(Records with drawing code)
━━━━

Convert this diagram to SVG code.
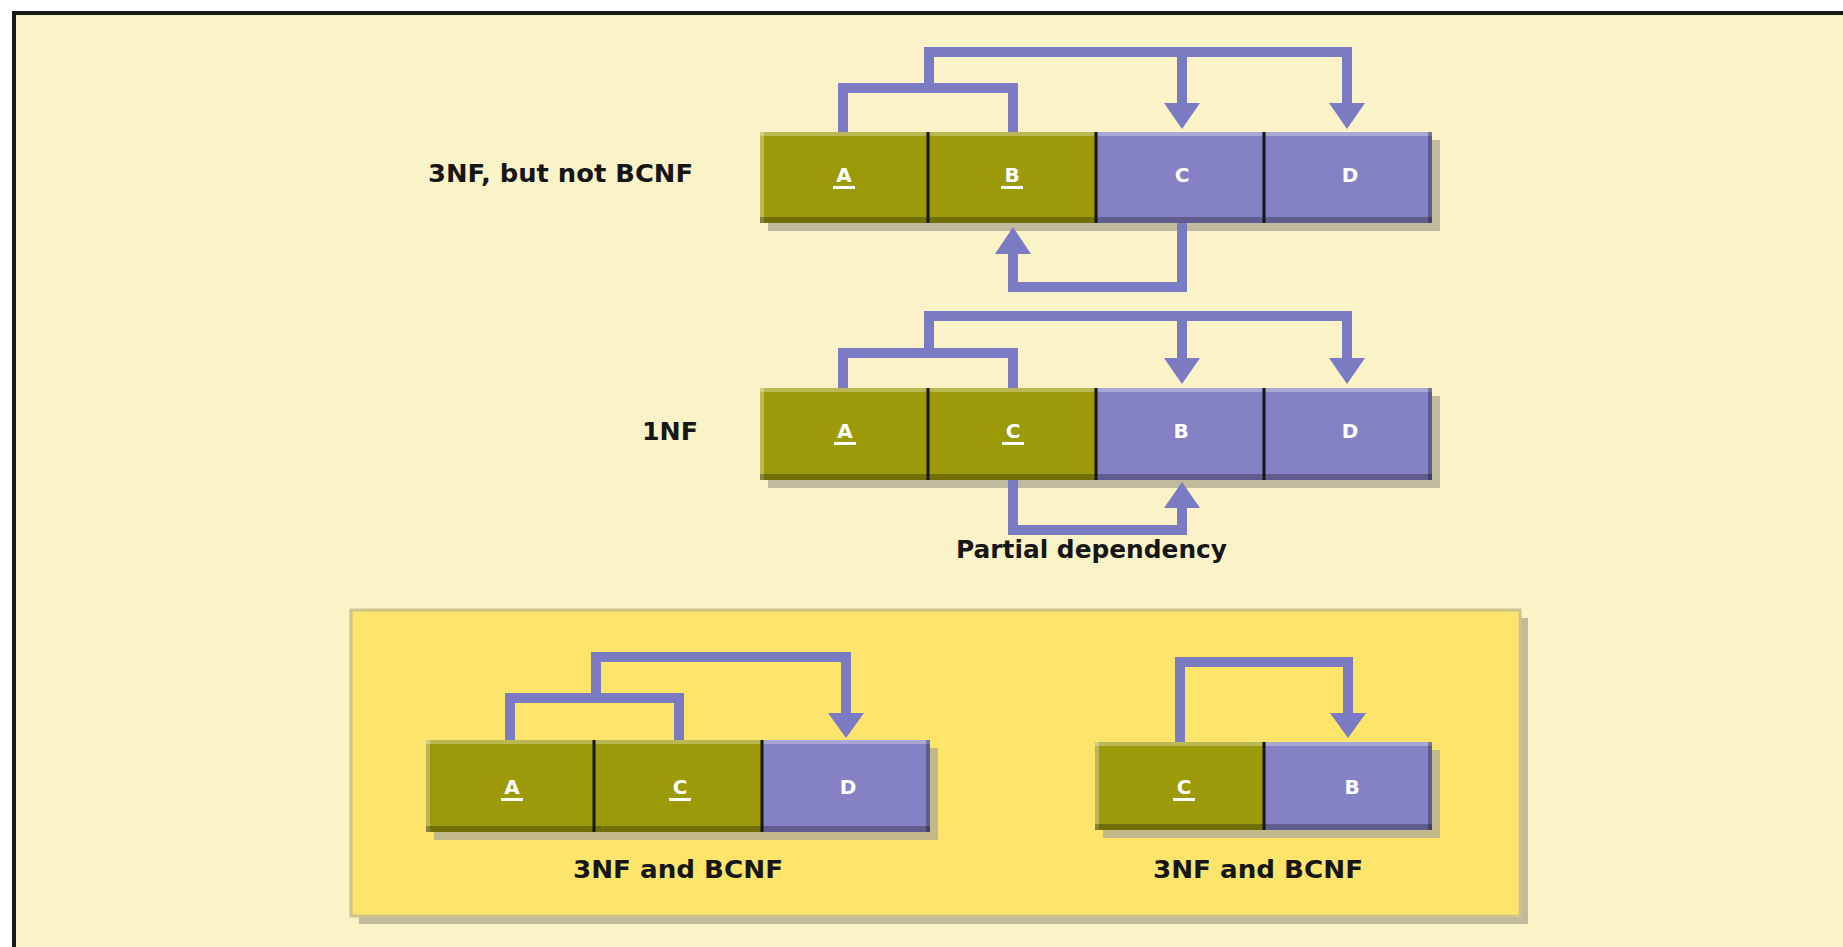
<svg xmlns="http://www.w3.org/2000/svg" width="1843" height="947" viewBox="0 0 1843 947">
<defs>
<style>
.lbl{font-family:"DejaVu Sans","Liberation Sans",sans-serif;font-weight:bold;fill:#161616;font-size:24px}
.cell{font-family:"DejaVu Sans","Liberation Sans",sans-serif;font-weight:bold;fill:#fff;font-size:20px;text-anchor:middle}
.ol{fill:#9c9a08}
.pu{fill:#8482c4}
.sep{stroke:#151515;stroke-width:3}
.shadow{fill:#b3ac92;opacity:0.8}
.hi{fill:#fff;opacity:0.3}
.lo{fill:#000;opacity:0.28}
.conn{fill:none;stroke:#7b7bc4;stroke-width:10;stroke-linejoin:miter}
.head{fill:#7b7bc4}
.ul{fill:#fff}
</style>
</defs>
<rect x="0" y="0" width="1843" height="947" fill="#ffffff"/>
<rect x="14" y="13" width="1829" height="934" fill="#fbf3c8"/>
<path d="M14,947 V13 H1843" fill="none" stroke="#1a1a1a" stroke-width="4"/>

<g id="bcnf-box">
<rect x="359" y="618" width="1169" height="306" class="shadow"/>
<rect x="351" y="610" width="1169" height="306" fill="#fde56c" stroke="#cfc48a" stroke-width="3"/>
</g>

<g id="label-3nf"><text class="lbl" x="428" y="182" textLength="265" lengthAdjust="spacingAndGlyphs">3NF, but not BCNF</text></g>
<g id="label-1nf"><text class="lbl" x="642" y="440" textLength="56" lengthAdjust="spacingAndGlyphs">1NF</text></g>
<g id="label-partial"><text class="lbl" x="956" y="558" textLength="271" lengthAdjust="spacingAndGlyphs">Partial dependency</text></g>
<g id="label-bcnf1"><text class="lbl" x="573" y="878" textLength="210" lengthAdjust="spacingAndGlyphs">3NF and BCNF</text></g>
<g id="label-bcnf2"><text class="lbl" x="1153" y="878" textLength="210" lengthAdjust="spacingAndGlyphs">3NF and BCNF</text></g>

<g id="table1">
<rect x="768" y="140" width="672" height="91" class="shadow"/>
<rect x="760" y="132" width="336" height="91" class="ol"/>
<rect x="1096" y="132" width="336" height="91" class="pu"/>
<rect x="760" y="132" width="672" height="4" class="hi"/>
<rect x="760" y="132" width="4" height="91" class="hi"/>
<rect x="760" y="217" width="672" height="6" class="lo"/>
<rect x="1428" y="132" width="4" height="91" class="lo"/>
<line x1="928" y1="132" x2="928" y2="223" class="sep"/>
<line x1="1096" y1="132" x2="1096" y2="223" class="sep"/>
<line x1="1264" y1="132" x2="1264" y2="223" class="sep"/>
<text class="cell" x="844" y="182">A</text><rect x="833" y="186" width="22" height="3" class="ul"/>
<text class="cell" x="1012" y="182">B</text><rect x="1001" y="186" width="22" height="3" class="ul"/>
<text class="cell" x="1182" y="182">C</text>
<text class="cell" x="1350" y="182">D</text>
</g>

<g id="table2">
<rect x="768" y="396" width="672" height="92" class="shadow"/>
<rect x="760" y="388" width="336" height="92" class="ol"/>
<rect x="1096" y="388" width="336" height="92" class="pu"/>
<rect x="760" y="388" width="672" height="4" class="hi"/>
<rect x="760" y="388" width="4" height="92" class="hi"/>
<rect x="760" y="474" width="672" height="6" class="lo"/>
<rect x="1428" y="388" width="4" height="92" class="lo"/>
<line x1="928" y1="388" x2="928" y2="480" class="sep"/>
<line x1="1096" y1="388" x2="1096" y2="480" class="sep"/>
<line x1="1264" y1="388" x2="1264" y2="480" class="sep"/>
<text class="cell" x="845" y="438">A</text><rect x="834" y="442" width="22" height="3" class="ul"/>
<text class="cell" x="1013" y="438">C</text><rect x="1002" y="442" width="22" height="3" class="ul"/>
<text class="cell" x="1181" y="438">B</text>
<text class="cell" x="1350" y="438">D</text>
</g>

<g id="table3">
<rect x="434" y="748" width="504" height="92" class="shadow"/>
<rect x="426" y="740" width="336" height="92" class="ol"/>
<rect x="762" y="740" width="168" height="92" class="pu"/>
<rect x="426" y="740" width="504" height="4" class="hi"/>
<rect x="426" y="740" width="4" height="92" class="hi"/>
<rect x="426" y="826" width="504" height="6" class="lo"/>
<rect x="926" y="740" width="4" height="92" class="lo"/>
<line x1="594" y1="740" x2="594" y2="832" class="sep"/>
<line x1="762" y1="740" x2="762" y2="832" class="sep"/>
<text class="cell" x="512" y="794">A</text><rect x="501" y="798" width="22" height="3" class="ul"/>
<text class="cell" x="680" y="794">C</text><rect x="669" y="798" width="22" height="3" class="ul"/>
<text class="cell" x="848" y="794">D</text>
</g>

<g id="table4">
<rect x="1103" y="750" width="337" height="88" class="shadow"/>
<rect x="1095" y="742" width="169" height="88" class="ol"/>
<rect x="1264" y="742" width="168" height="88" class="pu"/>
<rect x="1095" y="742" width="337" height="4" class="hi"/>
<rect x="1095" y="742" width="4" height="88" class="hi"/>
<rect x="1095" y="824" width="337" height="6" class="lo"/>
<rect x="1428" y="742" width="4" height="88" class="lo"/>
<line x1="1264" y1="742" x2="1264" y2="830" class="sep"/>
<text class="cell" x="1184" y="794">C</text><rect x="1173" y="798" width="22" height="3" class="ul"/>
<text class="cell" x="1352" y="794">B</text>
</g>

<g id="connectors">
<path class="conn" d="M843,132 V88 H1013 V132"/>
<path class="conn" d="M929,88 V52 H1347 V105"/>
<path class="conn" d="M1182,52 V105"/>
<polygon class="head" points="1164,103 1200,103 1182,129"/>
<polygon class="head" points="1329,103 1365,103 1347,129"/>
<path class="conn" d="M1182,223 V287 H1013 V252"/>
<polygon class="head" points="995,254 1031,254 1013,227"/>

<path class="conn" d="M843,388 V353 H1013 V388"/>
<path class="conn" d="M929,353 V316 H1347 V360"/>
<path class="conn" d="M1182,316 V360"/>
<polygon class="head" points="1164,358 1200,358 1182,384"/>
<polygon class="head" points="1329,358 1365,358 1347,384"/>
<path class="conn" d="M1013,480 V530 H1182 V506"/>
<polygon class="head" points="1164,508 1200,508 1182,482"/>

<path class="conn" d="M510,740 V698 H679 V740"/>
<path class="conn" d="M596,698 V657 H846 V715"/>
<polygon class="head" points="828,713 864,713 846,738"/>

<path class="conn" d="M1180,742 V662 H1348 V715"/>
<polygon class="head" points="1330,713 1366,713 1348,738"/>
</g>
</svg>
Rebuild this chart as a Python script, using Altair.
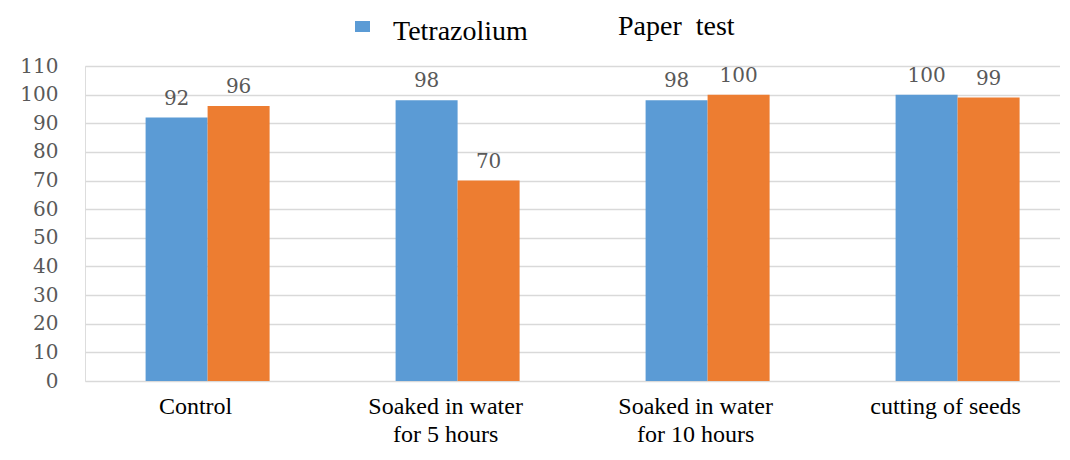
import altair as alt
import pandas as pd

categories = ["Control", "Soaked in water|for 5 hours", "Soaked in water|for 10 hours", "cutting of seeds"]
series = ["Tetrazolium", "Paper test"]
tetrazolium = [92, 98, 98, 100]
paper_test = [96, 70, 100, 99]
colors = ["#5b9bd5", "#ed7d31"]
y_ticks = list(range(0, 111, 10))

rows = []
for c, t, p in zip(categories, tetrazolium, paper_test):
    rows.append({"category": c, "series": series[0], "value": t})
    rows.append({"category": c, "series": series[1], "value": p})
df = pd.DataFrame(rows)

x_enc = alt.X(
    "category:N",
    sort=categories,
    scale=alt.Scale(paddingInner=0.504, paddingOuter=0.202, align=0.6),
    axis=alt.Axis(
        title=None,
        labelExpr="split(datum.label, '|')",
        labelAngle=0,
        labelFont="Liberation Serif",
        labelFontSize=24,
        labelLineHeight=28,
        labelColor="#000000",
        labelPadding=13,
        labelOffset=-12,
        domain=False,
        ticks=False,
        grid=False,
    ),
)
y_enc = alt.Y(
    "value:Q",
    scale=alt.Scale(domain=[0, 110], nice=False),
    axis=alt.Axis(
        title=None,
        values=y_ticks,
        labelFont="DejaVu Serif",
        labelFontSize=20,
        labelColor="#595959",
        labelPadding=27,
        domain=False,
        ticks=False,
        gridColor="#d9d9d9",
        gridWidth=1.5,
    ),
)
xoff = alt.XOffset("series:N", sort=series)
color = alt.Color("series:N", sort=series, scale=alt.Scale(domain=series, range=colors), legend=None)

base = alt.Chart(df)
bars = base.mark_bar().encode(x=x_enc, y=y_enc, xOffset=xoff, color=color)
labels = base.mark_text(
    baseline="bottom", dy=-9, font="DejaVu Serif", fontSize=20, color="#595959"
).encode(x=x_enc, y=y_enc, xOffset=xoff, text="value:Q")

leg_sq = alt.Chart(pd.DataFrame({"label": [series[0]]})).mark_rect(color=colors[0]).encode(
    x=alt.value(270), x2=alt.value(285), y=alt.value(-45), y2=alt.value(-34)
)
leg_t1 = alt.Chart(pd.DataFrame({"label": [series[0]]})).mark_text(
    align="left", baseline="middle", font="Liberation Serif", fontSize=28, color="#000000"
).encode(x=alt.value(308), y=alt.value(-34), text="label:N")
leg_t2 = alt.Chart(pd.DataFrame({"label": ["Paper\u00a0 test"]})).mark_text(
    align="left", baseline="middle", font="Liberation Serif", fontSize=28, color="#000000"
).encode(x=alt.value(533), y=alt.value(-39), text="label:N")

chart = alt.layer(bars, labels, leg_sq, leg_t1, leg_t2).properties(
    width=975,
    height=315,
    padding={"left": 77, "top": 58, "right": 0, "bottom": 70},
    autosize=alt.AutoSizeParams(type="none"),
).configure_view(stroke=None).configure(background="#ffffff")

chart.save("out.html", embed_options={"renderer": "svg", "actions": False})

━━━━

▶ DESCRIPTION OF THE TASK:
Copy the lines from the entries above in which the word "this" appears.

▶ TASK OUTPUT:
Convert this diagram to SVG code.
Rebuild this chart as a Python script, using Altair.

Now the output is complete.